Objects notionally passed by value are actually passed by reference and copied by the callee.

The callee addresses the copied objects via pointers located in the fixed size part of the stack frame, immediately above sp. These can be addressed relative to sp. The original arguments are all addressable relative to fp.

After a call to __rt_stkovf_split_big, fp and sp do not, necessarily, point into the same stack chunk. Arguments passed on the stack must be addressed by offsets from fp, not by offsets from sp.

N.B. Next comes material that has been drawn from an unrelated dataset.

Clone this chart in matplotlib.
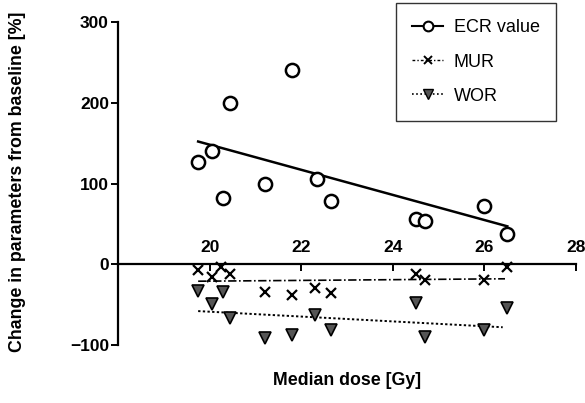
import numpy as np
import matplotlib
matplotlib.use("Agg")
from matplotlib import pyplot as plt

plt.rcParams['font.family'] = ['Liberation Sans', 'DejaVu Sans']

# ECR value (open circles)
ecr_x = [19.75, 20.05, 20.3, 20.45, 21.2, 21.8, 22.35, 22.65, 24.5, 24.7, 26.0, 26.5]
ecr_y = [127, 140, 82, 200, 100, 240, 105, 78, 56, 53, 72, 37]
ecr_fit_x = [19.75, 26.5]
ecr_fit_y = [152, 47]

# MUR (crosses)
mur_x = [19.75, 20.05, 20.25, 20.45, 21.2, 21.8, 22.3, 22.65, 24.5, 24.7, 26.0, 26.5]
mur_y = [-7, -16, -4, -12, -34, -38, -29, -35, -12, -19, -19, -4]
mur_fit_x = [19.75, 26.45]
mur_fit_y = [-21, -18]

# WOR (grey triangles)
wor_x = [19.75, 20.05, 20.3, 20.45, 21.2, 21.8, 22.3, 22.65, 24.5, 24.7, 26.0, 26.5]
wor_y = [-33, -49, -34, -67, -91, -88, -63, -81, -48, -90, -81, -54]
wor_fit_x = [19.75, 26.4]
wor_fit_y = [-58, -78]

x_ticks = [20, 22, 24, 26, 28]
y_ticks = [-100, 0, 100, 200, 300]

fig = plt.figure(figsize=(5.85, 4.03), dpi=100)
ax = fig.add_axes([0.2017, 0.1439, 0.7829, 0.8015])

ax.plot(ecr_x, ecr_y, 'o', mfc='white', mec='black', mew=1.8, ms=9.5, zorder=3)
ax.plot(ecr_fit_x, ecr_fit_y, '-', color='black', lw=1.8)

ax.plot(mur_x, mur_y, 'x', color='black', mew=1.6, ms=6.5, zorder=3)
ax.plot(mur_fit_x, mur_fit_y, linestyle=(0, (5, 1.5, 1, 1.5)), color='black', lw=1.2)

ax.plot(wor_x, wor_y, 'v', mfc='#555555', mec='black', mew=1.2, ms=8, zorder=3)
ax.plot(wor_fit_x, wor_fit_y, linestyle=(0, (1.2, 1.2)), color='black', lw=1.4)

ax.set_xlim(18, 28)
ax.set_ylim(-100, 300)
ax.set_xticks(x_ticks)
ax.set_yticks(y_ticks)

# x axis runs along y = 0 with labels above the line
ax.spines['top'].set_position(('data', 0))
ax.spines['bottom'].set_visible(False)
ax.spines['right'].set_visible(False)
for s in ['top', 'left']:
    ax.spines[s].set_linewidth(1.6)
ax.xaxis.set_ticks_position('top')
ax.tick_params(axis='x', direction='in', length=5, width=1.4, pad=7)
ax.tick_params(axis='y', direction='out', length=5, width=1.4, pad=1.5)
for lab in ax.get_xticklabels() + ax.get_yticklabels():
    lab.set_fontweight('bold')
    lab.set_fontsize(12.5)

fig.text(0.593, 0.055, 'Median dose [Gy]', ha='center', va='center',
         fontsize=12.8, fontweight='bold')
fig.text(0.03, 0.55, 'Change in parameters from baseline [%]', ha='center',
         va='center', rotation=90, fontsize=12.8, fontweight='bold')

h1, = ax.plot([], [], '-o', color='black', mfc='white', mec='black', mew=1.5, ms=7, lw=1.5)
h2, = ax.plot([], [], 'x', linestyle=(0, (2, 1.5, 1, 1.5)), color='black', mew=1.4, ms=6, lw=1)
h3, = ax.plot([], [], 'v', linestyle=(0, (1, 1.5)), color='black', mfc='#555555', mec='black', ms=7, lw=1.2)
leg = fig.legend([h1, h2, h3], ['ECR value', 'MUR', 'WOR'],
                 loc='upper left', bbox_to_anchor=(0.677, 0.992),
                 frameon=True, fancybox=False, edgecolor='black',
                 handlelength=1.7, borderpad=0.9, labelspacing=0.95,
                 handletextpad=0.6, fontsize=13, borderaxespad=0)
leg.get_frame().set_linewidth(1.0)

plt.savefig('out.png', dpi=100)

If a nested block extends the stack by an amount which can't be known until run time then the block entry must include a stack limit check.

Function exit

A great deal of design effort has been devoted to ensuring that function exit can usually be implemented in a single instruction (this is not the case if floating-point registers have to be restored). Typically, there are at least as many function exits as entries, so it is always advantageous to move an instruction from an exit sequence to an entry sequence, (Fortran may violate this rule by virtue of multiple entries, but on average the rule still holds true). If exit is a single instruction then, in multi-exit functions, further instructions can be saved by replacing branches to a single exit by the exit instructions themselves.

Exit from functions which use no stack and save no floating point registers is particularly simple:

MOV    pc, lr

(26-bit compatibility demands MOVS pc, lr to reinstate the caller's PSR flags, but this must not be used in 32-bit modes).

Exit from other functions which save no floating-point registers is by:

LDMEA  fp, {v1-v5, sb, fp, sp, pc}                                            ; as saved

Here, it is crucial that fp points just below the save code pointer, as this value is not restored, (LDMEA is a pre-decrement multiple load).

(26-bit compatibility demands LDMEA fp, {regs}^, to reinstate the caller's PSR flags, but this must not be used in 32-bit modes).

The saving and restoring of floating-point registers is discussed above.